Will’s World The Simpson Paradox

By Will Carlin

Nicolas Mueller is the best Swiss squash player ever. This past April, he became Switzerland’s highest-ranked player ever (No. 20 in the world) and, a week later, won his seventh consecutive Swiss National Championship.

In 2013, he had wins over Ong Beng Hee, Marwan Elshorbagy, Tom Richards, and Arturo Salazar. He played Amr Shabana three times, Gregory Gaultier twice and Ramy Ashour once, and was not a quick win for any of them, keeping each on court for at least forty-five minutes. Tall (6’2”), lean and fit, the twenty-four-year-old Mueller was recognized for his good year by being awarded the PSA Young Player of the Year in November.

Mueller also twice did something that happens regularly but is not very usual: he won a match despite winning fewer points than his opponent. In early January of this year, the Atlantic published an article by Ryan Roderberg about this phenomenon in tennis: “[Something called] Simpson’s Paradox is seen in the small percentage of matches where players win more individual points than their opponent, but lose the overall match… Simpson’s Paradox is a statistical quirk where seemingly correlated variables are reversed when combined.”

In their book, Scorecasting, Jon Wertheim and Tobias J. Moskowitz give an example of Simpson’s Paradox described by Ken Ross, a retired professor at the University of Oregon and baseball enthusiast. Ross discovered that in both 1995 and 1996, Derek Jeter had a lower batting average for each season than did David Justice. But when the two years were combined, Jeter had the higher average.

How can this be?

Well, in ’95, Jeter had twelve hits in forty-eight at-bats (a .250 average) while Justice had a .253 average in 411 at-bats. Then the following year, Jeter had a .314 average in 582 at-bats. Justice had only 140 at-bats, but a higher average of .321. That settles the first part.

When you combine the two years for each, however, Jeter’s average was .310 and Justice’s was .270. This happens because Jeter had many more at-bats in his higher average year, while Justice had more at bats in his lower average year. When you combine the two-year totals, Jeter’s average was closer to his better year and Justice’s was closer to his worse.

Roderberg, in his Atlantic article, makes the point that because tennis has a scoring system that has neither a running score nor a clock, “The results can sometimes be peculiar. The only point the winning player must win is the last one.” In tennis, he found, that matches where a loser wins more games than the winner (0-6, 7-5, 7-5) are very rare, but matches where a winner wins fewer points than the loser occur with some regularity. And this allowed him to analyze these matches on a per-player basis.
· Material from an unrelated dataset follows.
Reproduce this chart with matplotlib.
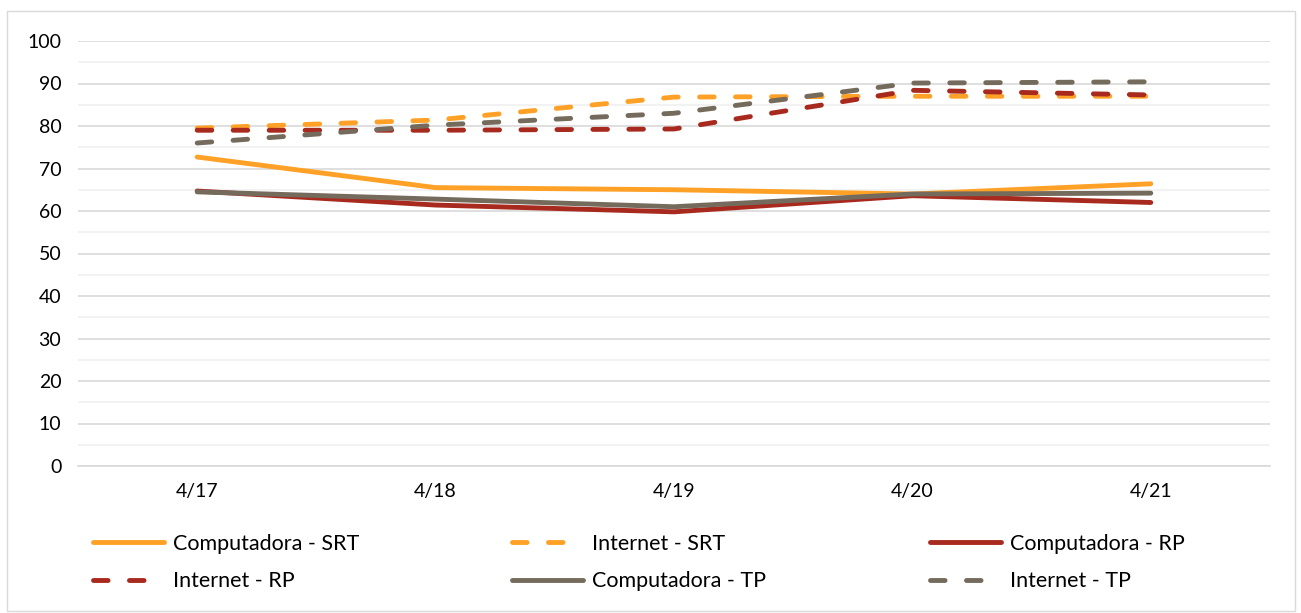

The person with the highest winning percentage is the biggest server in tennis, John Isner. If you are a fan and know Isner’s game, this makes some sense. For not only does Isner have the best serve, but his return game is almost as correspondingly poor. This means that when he wins a set, it is usually close (he plays by far the highest percentage of tiebreakers in pro tennis), and when he loses a set, it is often far less close (partly because he knows that if he is broken even once, it can be very hard for him to win a set, so he admits to “strategic tanking” of sets in order to win the match).

Fascinatingly, the tennis player with the lowest percentage of winning matches where he has won fewer points than his opponent is none other than Roger Federer.

This result was unlike that for almost every other Grand Slam winner in the study, including Rafael Nadal, Andre Agassi, and Pete Sampras, among others. So, the researchers dug in.

They came up with two explanations:

First, because of Federer’s skill, his opponents may have chosen to play a high risk style of play in order to have a chance for an upset. This could lead to highly variable outcomes, though it would be unlikely that it would be true only for Federer.

Second, they inferred that Federer does not engage in any short-term strategic tanking while playing. Even when he loses, Roderberg wrote, “…the matches are rarely lopsided and almost every individual game is competitive. A nuanced analysis… reveal[s] that [in these matches, Federer] frequently loses his return games after one or more deuces, and drops tightly-contested tiebreakers when the set score reaches 6-6.”

Roderberg concludes that Federer’s poor record in these anomalous matches may, ironically, actually be an empirical point in the argument that he is the greatest player of all time.

In squash, with more straightforward scoring and no dominant shot like the serve in tennis, a winning record in Simpson Paradox matches almost always indicates something positive about the competitor.

Many older and less fit players, for example, are proud to tell you instances where they have strategically tanked a game after being in an early hole in order to perform well later in the match (they usually tell these stories in matches that they have won).

And extremely fit players sometimes are able to blunt the effectiveness of opponents with superior skill through sheer effort; they may get blown out in occasional games, but they are able to stay close enough to pull out the match.

Nicolas Mueller not only won two matches this past year where he won fewer points than his opponent, but he also won two other matches where he and his opponent won the exact same number of points. While he and Federer have opposite records in Simpson Paradox matches, their records may reflect one thing they do have in common: each is the best Swiss player in history.